Monday, 30 October 2023, 10:45
Not suitable for those who are afraid of heights. This is the only drawback to the famous El Caminito del Rey, today considered an icon of inland tourism in Malaga province.
This vertiginous walkway, attached to the rock face, crosses the natural landscape of the Desfiladero de los Gaitanes. Through this impressive karst gorge, located between the Guadalhorce, Conde del Guadalhorce and Guadalteba reservoirs, this path had to be rebuilt for tourist use, as in recent decades its condition had deteriorated, making it unsafe to use.
It was built at the beginning of the last century as a walkway for workers building the Conde del Guadalhorce dam, although its name comes from the official visit by King Alfonso XIII in 1921. It reopened as a tourist attraction at the end of March 2015, and since then has been one of the iconic attractions of the province of Malaga, as it offers a spectacular view of this limestone gorge from inside.
The new footpath has been built just above the original one, with wooden boards fixed to the rock face with metal anchors; in some sections a glass floor has been included so that the gorge and the original path can be observed. The renovation of the path, the bridge and the surrounding area makes this this a safe route to be followed entirely on foot.
The rebuilding works on the Caminito del Rey were carried out using a similar technique to that used by the employees of the original Sociedad Hidroeléctrica del Chorro. In fact, the workers had to hang from the wall of the gorge to install the wooden planks and fix them to the rock. The company awarded the contract for the work also had to use helicopters to move the materials to areas that were difficult to access and to remove rubble and rubbish from the areas where the work was to be carried out.
The Desfiladero de los Gaitanes is one of the most important geological jewels of the Iberian Peninsula. It is an impressive gorge opened by the River Guadalhorce as it passes through this rocky complex, located in the Sierra de Huma. This impressive canyon reaches a height of up to 300 metres and a width of less than ten metres.
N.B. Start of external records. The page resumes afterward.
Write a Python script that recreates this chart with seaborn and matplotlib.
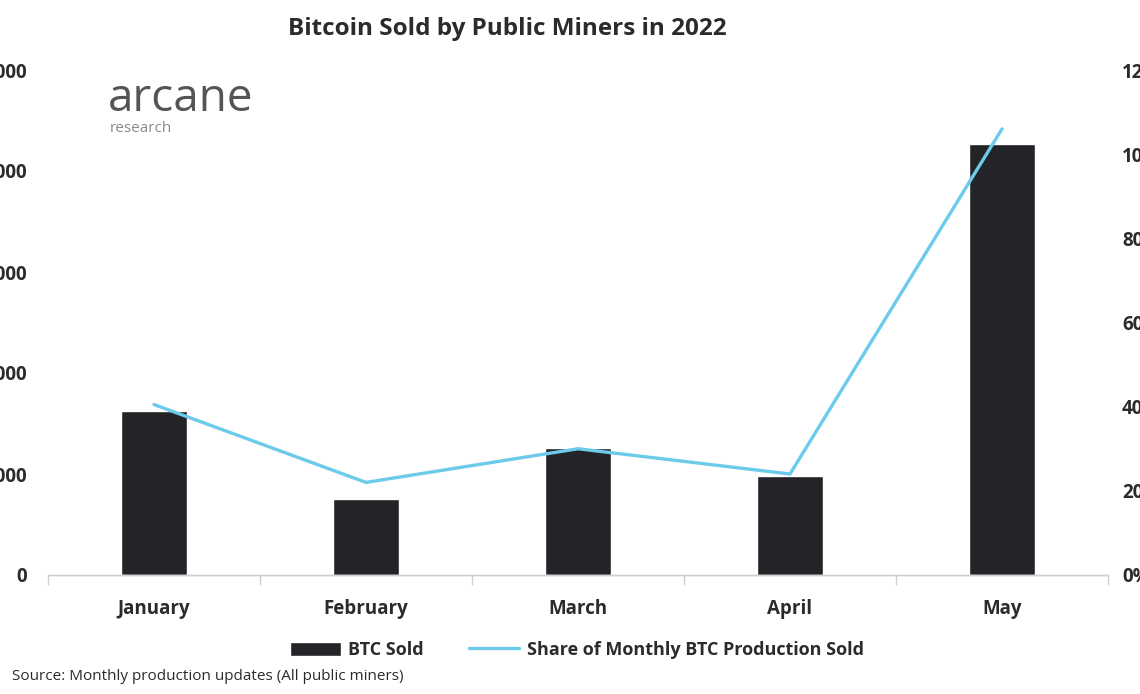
import matplotlib
matplotlib.use("Agg")
import matplotlib.pyplot as plt
import matplotlib.ticker as mticker
import seaborn as sns
import pandas as pd

# Dados
months = ["January", "February", "March", "April", "May"]
btc_sold = [1620, 750, 1260, 980, 4270]
share_sold = [40.5, 22.0, 30.0, 24.0, 106.0]  # em %

left_ticks = [0, 1000, 2000, 3000, 4000, 5000]
right_ticks = [0, 20, 40, 60, 80, 100, 120]

BAR_COLOR = "#222428"
LINE_COLOR = "#6ccbea"
TEXT_COLOR = "#2b2b2b"

sns.set_theme(style="white")
plt.rcParams["font.family"] = ["Open Sans", "DejaVu Sans"]

df = pd.DataFrame({"month": months, "btc": btc_sold, "share": share_sold})

fig = plt.figure(figsize=(11.4, 6.94), dpi=100)
ax = fig.add_axes([48 / 1140, 1 - 575 / 694, 1060 / 1140, 505 / 694])

sns.barplot(data=df, x="month", y="btc", color=BAR_COLOR, width=0.31,
            saturation=1, ax=ax, label="BTC Sold")
ax.set_ylim(0, 5000)
ax.set_xlim(-0.5, 4.5)
ax.set_yticks(left_ticks)
ax.set_xlabel("")
ax.set_ylabel("")

ax2 = ax.twinx()
sns.lineplot(data=df, x="month", y="share", color=LINE_COLOR, linewidth=2.4,
             sort=False, ax=ax2, label="Share of Monthly BTC Production Sold")
ax2.set_ylim(0, 120)
ax2.set_yticks(right_ticks)
ax2.yaxis.set_major_formatter(mticker.FuncFormatter(lambda v, p: f"{v:.0f}%"))
ax2.set_ylabel("")
ax2.get_legend().remove()

for a in (ax, ax2):
    for s in ("top", "left", "right"):
        a.spines[s].set_visible(False)
    a.spines["bottom"].set_color("#d0d0d0")
    a.spines["bottom"].set_linewidth(1)

ax.tick_params(axis="y", length=0, pad=15, labelsize=13.5, labelcolor=TEXT_COLOR)
ax2.tick_params(axis="y", length=0, pad=10, labelsize=13.5, labelcolor=TEXT_COLOR)
for lab in ax.get_yticklabels() + ax2.get_yticklabels():
    lab.set_fontweight("bold")

# ticks separadores entre categorias
ax.set_xticks([0, 1, 2, 3, 4])
ax.set_xticklabels(months, fontsize=13.5, fontweight="bold", color=TEXT_COLOR)
ax.set_xticks([-0.5, 0.5, 1.5, 2.5, 3.5, 4.5], minor=True)
ax.tick_params(axis="x", which="major", length=0, pad=17)
ax.tick_params(axis="x", which="minor", length=7, color="#d0d0d0", width=1,
               bottom=True, direction="out")

fig.text(507 / 1140, 1 - 29 / 694, "Bitcoin Sold by Public Miners in 2022",
         ha="center", va="center", fontsize=17.5, fontweight="bold", color=TEXT_COLOR)

# logo
fig.text(108 / 1140, 1 - 99 / 694, "arcane", ha="left", va="center",
         fontsize=33, color="#555555", fontweight="normal")
fig.text(110 / 1140, 1 - 128 / 694, "research", ha="left", va="center",
         fontsize=11, color="#8a8a8a")

handles1, labels1 = ax.get_legend_handles_labels()
handles2, labels2 = ax2.get_legend_handles_labels()
if ax.get_legend() is not None:
    ax.get_legend().remove()
leg = fig.legend(handles1 + handles2, labels1 + labels2, loc="center",
                 bbox_to_anchor=(577 / 1140, 1 - 650 / 694), ncol=2, frameon=False,
                 fontsize=13, handlelength=2.8, handleheight=0.8, columnspacing=2.5,
                 handletextpad=0.4)
for t in leg.get_texts():
    t.set_fontweight("bold")
    t.set_color(TEXT_COLOR)

fig.text(12 / 1140, 1 - 676 / 694, "Source: Monthly production updates (All public miners)",
         ha="left", va="center", fontsize=11, color=TEXT_COLOR)

fig.savefig("out.png", dpi=100, facecolor="white")
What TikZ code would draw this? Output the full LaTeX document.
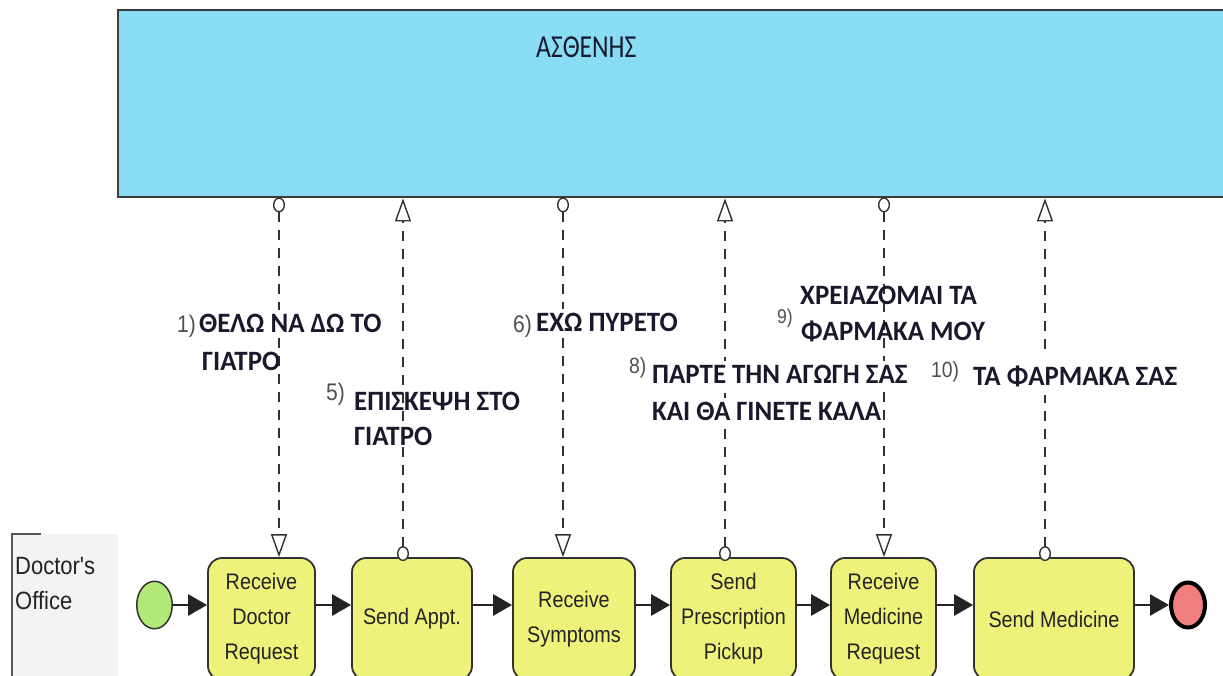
\documentclass[tikz,border=0pt]{standalone}
\usepackage{fontspec}
\setmainfont{Liberation Sans}
\newfontfamily\grk[FakeStretch=0.96]{Carlito}
\newfontfamily\grkc[FakeStretch=0.8]{Carlito}
\newfontfamily\arl[FakeStretch=0.88]{Liberation Sans}
\usetikzlibrary{arrows.meta,shapes.geometric}
\definecolor{poolblue}{RGB}{136,221,245}
\definecolor{poolline}{RGB}{60,60,60}
\definecolor{taskyellow}{RGB}{238,242,122}
\definecolor{taskline}{RGB}{50,50,50}
\definecolor{startgreen}{RGB}{178,232,120}
\definecolor{endred}{RGB}{240,128,128}
\definecolor{lanegray}{RGB}{243,243,243}
\definecolor{laneline}{RGB}{85,85,85}
\definecolor{msgline}{RGB}{50,50,50}
\definecolor{lbltext}{RGB}{25,25,45}
\definecolor{numgray}{RGB}{80,80,80}
\definecolor{txt}{RGB}{35,35,35}
\begin{document}
\begin{tikzpicture}[x=1pt,y=-1pt,
  pool/.style={draw=poolline, line width=2.8pt, fill=poolblue, inner sep=0pt,
    minimum width=1108pt, minimum height=187pt},
  task/.style={draw=taskline, line width=1.8pt, fill=taskyellow, rounded corners=14pt,
    minimum height=122pt, inner sep=0pt, align=center, text=txt,
    font=\arl\fontsize{22.5}{35}\selectfont},
  startev/.style={ellipse, draw=taskline, line width=1.5pt, fill=startgreen,
    minimum width=35.5pt, minimum height=47.5pt, inner sep=0pt},
  endev/.style={ellipse, draw=black, line width=4pt, fill=endred,
    minimum width=34pt, minimum height=45pt, inner sep=0pt},
  flow/.style={draw=txt, line width=2.8pt, -{Triangle[length=19pt,width=21pt]}},
  msg/.style={draw=msgline, line width=1.3pt, dash pattern=on 10pt off 8pt,
    {Ellipse[length=15pt,width=12pt,fill=white,line width=1.4pt]}-{Triangle[length=23pt,width=16pt,fill=white,line width=1.4pt]}},
  lbl/.style={font=\grk\bfseries\fontsize{28}{34}\selectfont, text=lbltext,
    inner sep=2pt, anchor=base west},
  lblw/.style={lbl, fill=white, inner ysep=4pt},
  num/.style={font=\arl\fontsize{24}{28}\selectfont, text=numgray, inner sep=0pt,
    anchor=base west},
  lanetxt/.style={font=\arl\fontsize{25}{30}\selectfont, text=txt, inner sep=0pt,
    anchor=base west}
]
\useasboundingbox (0,0) rectangle (1223,675);
\clip (0,0) rectangle (1223,675);
\fill[white] (0,0) rectangle (1223,675);

% lane
\fill[lanegray] (12,534) rectangle (118,680);
\draw[laneline, line width=2pt] (41,534) -- (12,534) -- (12,680);
\node[lanetxt] (lane1) at (15,574) {Doctor's};
\node[lanetxt] (lane2) at (15,609) {Office};

% pool
\node[pool] (pool) at (672,103.5) {};
\node[font=\grkc\fontsize{32}{36}\selectfont, text=lbltext, inner sep=0pt, anchor=base west]
  (pname) at (536,57) {ΑΣΘΕΝΗΣ};

% tasks and events
\node[startev] (st) at (154.5,605) {};
\node[task, minimum width=107pt] (t1) at (261.5,619) {Receive\\Doctor\\Request};
\node[task, minimum width=120pt] (t2) at (412,619) {Send Appt.};
\node[task, minimum width=122pt] (t3) at (574,619) {Receive\\Symptoms};
\node[task, minimum width=125pt] (t4) at (733.5,619) {Send\\Prescription\\Pickup};
\node[task, minimum width=105pt] (t5) at (883.5,619) {Receive\\Medicine\\Request};
\node[task, minimum width=160pt] (t6) at (1054,619) {Send Medicine};
\node[endev] (en) at (1188,605) {};

% sequence flows
\coordinate (fy) at (0,605);
\draw[flow] (st.east) -- (t1.west |- st.east);
\draw[flow] (t1.east |- fy) -- (t2.west |- fy);
\draw[flow] (t2.east |- fy) -- (t3.west |- fy);
\draw[flow] (t3.east |- fy) -- (t4.west |- fy);
\draw[flow] (t4.east |- fy) -- (t5.west |- fy);
\draw[flow] (t5.east |- fy) -- (t6.west |- fy);
\draw[flow] (t6.east |- fy) -- (en.west);

% message flows
\coordinate (m1) at (279,0);
\coordinate (m2) at (403,0);
\coordinate (m3) at (563,0);
\coordinate (m4) at (725,0);
\coordinate (m5) at (884,0);
\coordinate (m6) at (1045,0);
\draw[msg] ([yshift=1pt]m1 |- pool.south) -- (m1 |- t1.north);
\draw[msg] ([yshift=-4pt]m2 |- t2.north) -- (m2 |- pool.south);
\draw[msg] ([yshift=1pt]m3 |- pool.south) -- (m3 |- t3.north);
\draw[msg] ([yshift=-4pt]m4 |- t4.north) -- (m4 |- pool.south);
\draw[msg] ([yshift=1pt]m5 |- pool.south) -- (m5 |- t5.north);
\draw[msg] ([yshift=-4pt]m6 |- t6.north) -- (m6 |- pool.south);

% message labels
\node[num] (n1) at (177,332) {1)};
\node[lblw] (l1a) at (197,332) {ΘΕΛΩ ΝΑ ΔΩ ΤΟ};
\node[lbl] (l1b) at (200,370) {ΓΙΑΤΡΟ};

\node[num] (n5) at (326,400) {5)};
\node[lbl] (l5a) at (352,410) {ΕΠΙΣΚΕΨΗ ΣΤΟ};
\node[lbl] (l5b) at (352,445) {ΓΙΑΤΡΟ};

\node[num] (n6) at (513,332) {6)};
\node[lblw] (l6) at (534,331) {ΕΧΩ ΠΥΡΕΤΟ};

\node[num, font=\arl\fontsize{22}{26}\selectfont] (n8) at (629,373) {8)};
\node[lblw] (l8a) at (650,383) {ΠΑΡΤΕ ΤΗΝ ΑΓΩΓΗ ΣΑΣ};
\node[lblw] (l8b) at (650,420) {ΚΑΙ ΘΑ ΓΙΝΕΤΕ ΚΑΛΑ};

\node[num, font=\arl\fontsize{20}{24}\selectfont] (n9) at (777,323) {9)};
\node[lbl] (l9a) at (798,304) {ΧΡΕΙΑΖΟΜΑΙ ΤΑ};
\node[lbl] (l9b) at (799,340) {ΦΑΡΜΑΚΑ ΜΟΥ};

\node[num, font=\arl\fontsize{22}{26}\selectfont] (n10) at (931,377) {10)};
\node[lblw, inner ysep=9pt] (l10) at (971,385) {ΤΑ ΦΑΡΜΑΚΑ ΣΑΣ};
\end{tikzpicture}
\end{document}
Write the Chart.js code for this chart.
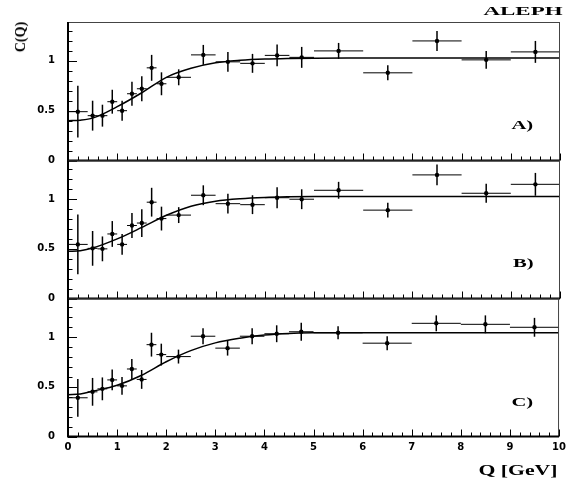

Its protection as a natural beauty spot is due to its extraordinary geomorphological interest and the presence of interesting fauna, including the griffon vulture. In its surroundings, you can also see birds of prey such as the peregrine falcon, the eagle owl or the Bonelli's eagle, as well as birds typical of wetlands and rivers, such as the cormorant or the kingfisher. This interesting ecological space covers an area of more than two thousand hectares.